Brighten Brand Note - BBmedia inc. 社長 佐野真一のブログ

BBmedia inc. 社長 佐野真一のブログ

リテールメディアが注目される理由

先日、かつてTVCMを含むマス広告の衰退の到来を警告した当時P&GのCEOであったエドウィン・アーツ氏の訃報に接しました。アーツ氏は29年前の1994年に行われた4A(全米広告業協会)のカンファランスで「DIGITAL WAKE-UP CALL」というタイトルの講演を行い、インタラクティブメディア、サブスク型メディア、ビデオゲームの台頭が広告付きテレビにもたらす影響について近い将来テレビ広告を利用した効率的なマスマーケティングができなくなる恐れを指摘しました。当時、P&Gは広告予算の90%以上をテレビ広告に投入し、ターゲットオーディエンスの90%に毎週6~7回リーチできていたそうです。そしてアーツ氏の予言は約30年経ってソーシャルメディアスマートフォンの普及までは想像できなかった一方でCTV(コネクテッドテレビ)におけるタイムシフト視聴やオンデマンド視聴に先見の明をもっていたことを証明しました。
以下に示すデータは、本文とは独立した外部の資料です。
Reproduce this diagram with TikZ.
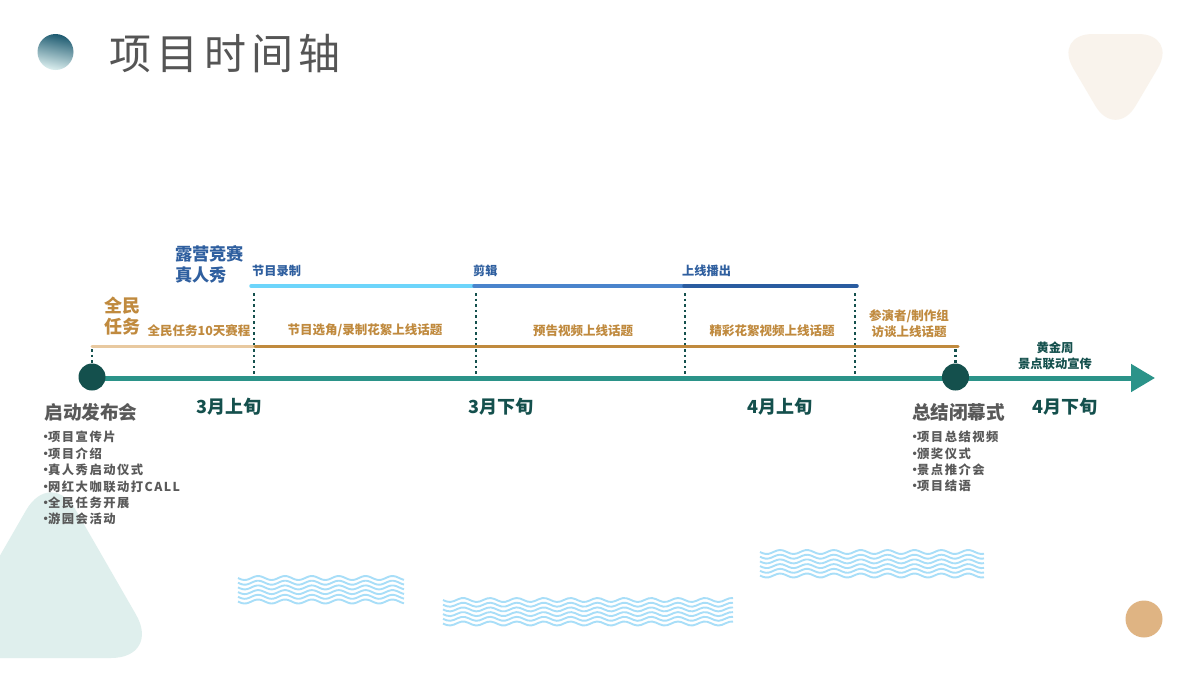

時代は移りこのところ米国で飛びぬけて成長著しいメディアと言われているのが上記のCTVともうひとつ、リテールメディアです。膨大な購入履歴にもとづくセグメントで動画広告のターゲティングをずっと行ってきたアマゾンの後を追ってメディア事業に本格的に乗り出したのがウォールマートのような量販店とクローガーのような食品スーパーマーケットチェーンです。ウォールマートの広告ビジネス「ウォールマートコネクト」の直近の成長率はアマゾンを凌いでいるとさえ言われています。リテールメディアの裾野がさらに広がっている理由は小売業が買い物客のデータを広告主に提供し、CTV広告のターゲティングや効果測定を可能にしているからです。もちろん、小売業者はショッパーデータを自社のネットワーク以外に持ち出すことを禁じている場合が多いので複数の小売にまたがったキャンペーンはやりにくいのが現状です。

一方、最近では個人情報に留意した分析サービスを通じてブランドのファーストパーティデータとCTV視聴データベースと小売購入履歴をマッチングさせる技術が高まっています。また、リテールメディアの上位5社であるアマゾン、クローガー、ウォールマート、ターゲット、アルバートソンズはそれぞれ各社限定ながらCTV広告のターゲティングに乗り出しています。そんな中で昨年レッドブルとクローガーはCTV広告に購入履歴データを利用して売上増に繋がった事例を発表しました。レッドブルを買ったことはあるけれど数ヶ月間買っていない心離れした顧客、レッドブルを買う顧客が一緒に買っている商品を特定し、その商品を買っていながらレッドブルを一度も買ったことがない顧客の両方に狙いを定めたのです。

行き過ぎたターゲティングは効率ばかりを求めても限界があると言われる中でショッパーデータを利用して新たな顧客にリーチできる可能性があることはブランドにとって朗報です。